If the goings-on at the federal courthouse seem a world away from protesters facing down rubber bullets and military helicopters, think again: This is the other side of the same coin, if less vicious in form. Courts — real courts, where every legitimate party gets to make every legitimate argument — are the last bastion against authoritarianism.

That’s an American tradition: In the aftermath of the Civil War, the Supreme Court ruled in Ex parte Milligan that U.S. citizens contending they were not belligerents could not be subjected to military tribunals when civilian courts were open and functioning. As President Trump — “your president of law and order” — threatens to invoke the 1807 Insurrection Act to deploy the military to put down what he sees as an ongoing rebellion, Americans may find themselves needing robust, independent courts more than ever.

And judges like Sullivan.

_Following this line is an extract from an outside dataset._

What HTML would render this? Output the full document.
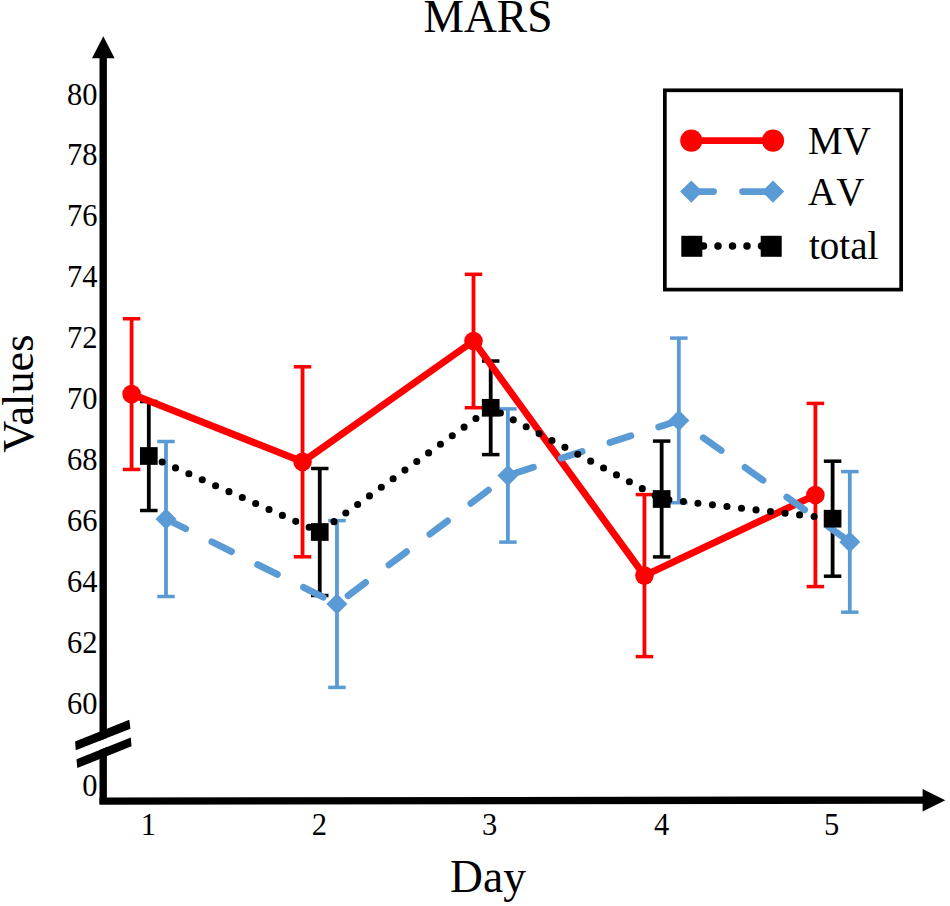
<!DOCTYPE html>
<html><head><meta charset="utf-8"><style>
html,body{margin:0;padding:0;background:#fff;}
svg{display:block;}
text{font-family:"Liberation Serif",serif;fill:#000;font-kerning:none;}
</style></head><body>
<svg width="950" height="906" viewBox="0 0 950 906">
<rect width="950" height="906" fill="#fff"/>
<line x1="103.2" y1="57" x2="103.2" y2="804" stroke="#000" stroke-width="7.4"/>
<polygon points="99.5,797.4 924,796.4 924,803.8 99.5,804.8" fill="#000"/>
<polygon points="103.3,36.3 92,58.3 114.6,58.3" fill="#000"/>
<polygon points="945.3,800.3 922.6,789 922.6,811.6" fill="#000"/>
<polygon points="75.77,750.3 130.4,728.7 130.8,737.6 76.5,759.2" fill="#fff"/>
<polygon points="75.1,741.4 129.3,719.8 130.4,728.7 75.77,750.3" fill="#000"/>
<polygon points="76.5,759.2 130.8,737.6 131.5,746.2 77.3,768.1" fill="#000"/>
<line x1="131.6" y1="318.75" x2="131.6" y2="469.45" stroke="#FF0000" stroke-width="3.8"/>
<line x1="122.85" y1="318.75" x2="140.35" y2="318.75" stroke="#FF0000" stroke-width="3.5"/>
<line x1="122.85" y1="469.45" x2="140.35" y2="469.45" stroke="#FF0000" stroke-width="3.5"/>
<line x1="302.55" y1="366.8" x2="302.55" y2="556.8" stroke="#FF0000" stroke-width="3.8"/>
<line x1="293.8" y1="366.8" x2="311.3" y2="366.8" stroke="#FF0000" stroke-width="3.5"/>
<line x1="293.8" y1="556.8" x2="311.3" y2="556.8" stroke="#FF0000" stroke-width="3.5"/>
<line x1="473.5" y1="274.3" x2="473.5" y2="407.7" stroke="#FF0000" stroke-width="3.8"/>
<line x1="464.75" y1="274.3" x2="482.25" y2="274.3" stroke="#FF0000" stroke-width="3.5"/>
<line x1="464.75" y1="407.7" x2="482.25" y2="407.7" stroke="#FF0000" stroke-width="3.5"/>
<line x1="644.45" y1="494.6" x2="644.45" y2="656.6" stroke="#FF0000" stroke-width="3.8"/>
<line x1="635.7" y1="494.6" x2="653.2" y2="494.6" stroke="#FF0000" stroke-width="3.5"/>
<line x1="635.7" y1="656.6" x2="653.2" y2="656.6" stroke="#FF0000" stroke-width="3.5"/>
<line x1="815.4" y1="403.4" x2="815.4" y2="586.6" stroke="#FF0000" stroke-width="3.8"/>
<line x1="806.65" y1="403.4" x2="824.15" y2="403.4" stroke="#FF0000" stroke-width="3.5"/>
<line x1="806.65" y1="586.6" x2="824.15" y2="586.6" stroke="#FF0000" stroke-width="3.5"/>
<line x1="166" y1="441.5" x2="166" y2="596.5" stroke="#5B9BD5" stroke-width="3.8"/>
<line x1="157.25" y1="441.5" x2="174.75" y2="441.5" stroke="#5B9BD5" stroke-width="3.5"/>
<line x1="157.25" y1="596.5" x2="174.75" y2="596.5" stroke="#5B9BD5" stroke-width="3.5"/>
<line x1="336.95" y1="520.6" x2="336.95" y2="687.4" stroke="#5B9BD5" stroke-width="3.8"/>
<line x1="328.2" y1="520.6" x2="345.7" y2="520.6" stroke="#5B9BD5" stroke-width="3.5"/>
<line x1="328.2" y1="687.4" x2="345.7" y2="687.4" stroke="#5B9BD5" stroke-width="3.5"/>
<line x1="507.9" y1="408.9" x2="507.9" y2="542.1" stroke="#5B9BD5" stroke-width="3.8"/>
<line x1="499.15" y1="408.9" x2="516.65" y2="408.9" stroke="#5B9BD5" stroke-width="3.5"/>
<line x1="499.15" y1="542.1" x2="516.65" y2="542.1" stroke="#5B9BD5" stroke-width="3.5"/>
<line x1="678.85" y1="338.1" x2="678.85" y2="502.7" stroke="#5B9BD5" stroke-width="3.8"/>
<line x1="670.1" y1="338.1" x2="687.6" y2="338.1" stroke="#5B9BD5" stroke-width="3.5"/>
<line x1="670.1" y1="502.7" x2="687.6" y2="502.7" stroke="#5B9BD5" stroke-width="3.5"/>
<line x1="849.8" y1="471.6" x2="849.8" y2="612.2" stroke="#5B9BD5" stroke-width="3.8"/>
<line x1="841.05" y1="471.6" x2="858.55" y2="471.6" stroke="#5B9BD5" stroke-width="3.5"/>
<line x1="841.05" y1="612.2" x2="858.55" y2="612.2" stroke="#5B9BD5" stroke-width="3.5"/>
<line x1="148.8" y1="401.5" x2="148.8" y2="510.5" stroke="#000000" stroke-width="3.8"/>
<line x1="140.05" y1="401.5" x2="157.55" y2="401.5" stroke="#000000" stroke-width="3.5"/>
<line x1="140.05" y1="510.5" x2="157.55" y2="510.5" stroke="#000000" stroke-width="3.5"/>
<line x1="319.75" y1="468.5" x2="319.75" y2="595.5" stroke="#000000" stroke-width="3.8"/>
<line x1="311" y1="468.5" x2="328.5" y2="468.5" stroke="#000000" stroke-width="3.5"/>
<line x1="311" y1="595.5" x2="328.5" y2="595.5" stroke="#000000" stroke-width="3.5"/>
<line x1="490.7" y1="361" x2="490.7" y2="454.6" stroke="#000000" stroke-width="3.8"/>
<line x1="481.95" y1="361" x2="499.45" y2="361" stroke="#000000" stroke-width="3.5"/>
<line x1="481.95" y1="454.6" x2="499.45" y2="454.6" stroke="#000000" stroke-width="3.5"/>
<line x1="661.65" y1="441.1" x2="661.65" y2="556.9" stroke="#000000" stroke-width="3.8"/>
<line x1="652.9" y1="441.1" x2="670.4" y2="441.1" stroke="#000000" stroke-width="3.5"/>
<line x1="652.9" y1="556.9" x2="670.4" y2="556.9" stroke="#000000" stroke-width="3.5"/>
<line x1="832.6" y1="461.2" x2="832.6" y2="576.2" stroke="#000000" stroke-width="3.8"/>
<line x1="823.85" y1="461.2" x2="841.35" y2="461.2" stroke="#000000" stroke-width="3.5"/>
<line x1="823.85" y1="576.2" x2="841.35" y2="576.2" stroke="#000000" stroke-width="3.5"/>
<polyline points="131.6,394.1 302.55,461.8 473.5,341 644.45,575.6 815.4,495" fill="none" stroke="#FF0000" stroke-width="7" stroke-linejoin="round"/>
<polyline points="166,519 336.95,604 507.9,475.5 678.85,420.4 849.8,541.9" fill="none" stroke="#5B9BD5" stroke-width="6.8" stroke-linecap="round" stroke-dasharray="22 29.2" stroke-dashoffset="0"/>
<polyline points="148.8,456 319.75,532 490.7,407.8 661.65,499 832.6,518.7" fill="none" stroke="#000000" stroke-width="7.1" stroke-linecap="round" stroke-dasharray="0 14.62" stroke-dashoffset="0"/>
<circle cx="131.6" cy="394.1" r="9.3" fill="#FF0000"/>
<circle cx="302.55" cy="461.8" r="9.3" fill="#FF0000"/>
<circle cx="473.5" cy="341" r="9.3" fill="#FF0000"/>
<circle cx="644.45" cy="575.6" r="9.3" fill="#FF0000"/>
<circle cx="815.4" cy="495" r="9.3" fill="#FF0000"/>
<polygon points="155.5,519 166,508.5 176.5,519 166,529.5" fill="#5B9BD5"/>
<polygon points="326.45,604 336.95,593.5 347.45,604 336.95,614.5" fill="#5B9BD5"/>
<polygon points="497.4,475.5 507.9,465 518.4,475.5 507.9,486" fill="#5B9BD5"/>
<polygon points="668.35,420.4 678.85,409.9 689.35,420.4 678.85,430.9" fill="#5B9BD5"/>
<polygon points="839.3,541.9 849.8,531.4 860.3,541.9 849.8,552.4" fill="#5B9BD5"/>
<rect x="139.95" y="447.15" width="17.7" height="17.7" fill="#000000"/>
<rect x="310.9" y="523.15" width="17.7" height="17.7" fill="#000000"/>
<rect x="481.85" y="398.95" width="17.7" height="17.7" fill="#000000"/>
<rect x="652.8" y="490.15" width="17.7" height="17.7" fill="#000000"/>
<rect x="823.75" y="509.85" width="17.7" height="17.7" fill="#000000"/>
<rect x="664.85" y="90.3" width="236.3" height="199.3" fill="#fff" stroke="#000" stroke-width="3.7"/>
<line x1="691.3" y1="140.6" x2="773" y2="140.6" stroke="#FF0000" stroke-width="6.6"/>
<circle cx="691.3" cy="140.6" r="11.1" fill="#FF0000"/>
<circle cx="773" cy="140.6" r="11.1" fill="#FF0000"/>
<line x1="694" y1="191.6" x2="713.5" y2="191.6" stroke="#5B9BD5" stroke-width="6.9" stroke-linecap="round"/>
<line x1="742.6" y1="191.6" x2="770" y2="191.6" stroke="#5B9BD5" stroke-width="6.9" stroke-linecap="round"/>
<polygon points="680.1,191.6 691.3,180.4 702.5,191.6 691.3,202.8" fill="#5B9BD5"/>
<polygon points="761.8,191.6 773,180.4 784.2,191.6 773,202.8" fill="#5B9BD5"/>
<line x1="703.5" y1="246" x2="762" y2="246" stroke="#000" stroke-width="7.5" stroke-linecap="round" stroke-dasharray="0 14.5"/>
<rect x="681.3" y="235.8" width="21" height="21" fill="#000"/>
<rect x="760.7" y="235.8" width="21" height="21" fill="#000"/>
<text x="808" y="154" font-size="39">MV</text>
<text x="808" y="205" font-size="39">AV</text>
<text x="809" y="258.9" font-size="39">total</text>
<text x="97.6" y="104.5" text-anchor="end" font-size="30.5">80</text>
<text x="97.6" y="165.4" text-anchor="end" font-size="30.5">78</text>
<text x="97.6" y="226.3" text-anchor="end" font-size="30.5">76</text>
<text x="97.6" y="287.2" text-anchor="end" font-size="30.5">74</text>
<text x="97.6" y="348.1" text-anchor="end" font-size="30.5">72</text>
<text x="97.6" y="409" text-anchor="end" font-size="30.5">70</text>
<text x="97.6" y="469.9" text-anchor="end" font-size="30.5">68</text>
<text x="97.6" y="530.8" text-anchor="end" font-size="30.5">66</text>
<text x="97.6" y="591.7" text-anchor="end" font-size="30.5">64</text>
<text x="97.6" y="652.6" text-anchor="end" font-size="30.5">62</text>
<text x="97.6" y="713.5" text-anchor="end" font-size="30.5">60</text>
<text x="97.4" y="796" text-anchor="end" font-size="30.5">0</text>
<text x="148.4" y="835" text-anchor="middle" font-size="30.5">1</text>
<text x="319.3" y="835" text-anchor="middle" font-size="30.5">2</text>
<text x="489.6" y="835" text-anchor="middle" font-size="30.5">3</text>
<text x="661.5" y="835" text-anchor="middle" font-size="30.5">4</text>
<text x="831.7" y="835" text-anchor="middle" font-size="30.5">5</text>
<text x="488" y="32.1" text-anchor="middle" font-size="45.5">MARS</text>
<text x="488" y="892.3" text-anchor="middle" font-size="45.5">Day</text>
<text transform="translate(33.4,393.6) rotate(-90)" x="0" y="0" text-anchor="middle" font-size="44.3" style="font-kerning:normal">Values</text>
</svg>
</body></html>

His moves in the face of the Justice Department’s motion to dismiss the Flynn case were indeed unusual — but they came in response to what seems an unprecedented decision by the department to abandon a guilty plea it secured.

As Sullivan’s lawyers explain in their brief to the appeals court, “It is unusual for a criminal defendant to claim innocence and move to withdraw his guilty plea after repeatedly swearing under oath that he committed the crime. It is unprecedented for an Acting U.S. Attorney to contradict the solemn representations that career prosecutors made time and again, and undermine the district court’s legal and factual findings, in moving on his own to dismiss the charge years after two different federal judges accepted the defendant’s plea.”

The appeals court, they add, is being asked to consider whether it should “forbid even a limited inquiry into the government’s motion, and order that motion granted. The answer is no. … The government’s motion is pending before Judge Sullivan and could well be granted, so Mr. Flynn can obtain the exact relief he seeks through ordinary judicial process.”

The Trump administration’s view is that Sullivan erred by not immediately and automatically acceding to the government’s request that the case against Flynn be dismissed. But the federal rule that provides for dismissing indictments provides that it can be done only “with leave of court.” Federal judges are not supposed to be potted plants. This case long ago ceased being about a single judge. It’s about the right of all of us to learn what happened at the Justice Department and avoid a coverup.

It may be inconvenient, at least in Trump’s view, for the administration to have protesters at the White House. And it may be inconvenient, at least in the Trump Justice Department’s view, to have its extraordinary action on behalf of one of the president’s allies scrutinized by a federal court. But that is what our system of free speech and an independent judiciary entails — whether Trump and his enablers like it or not.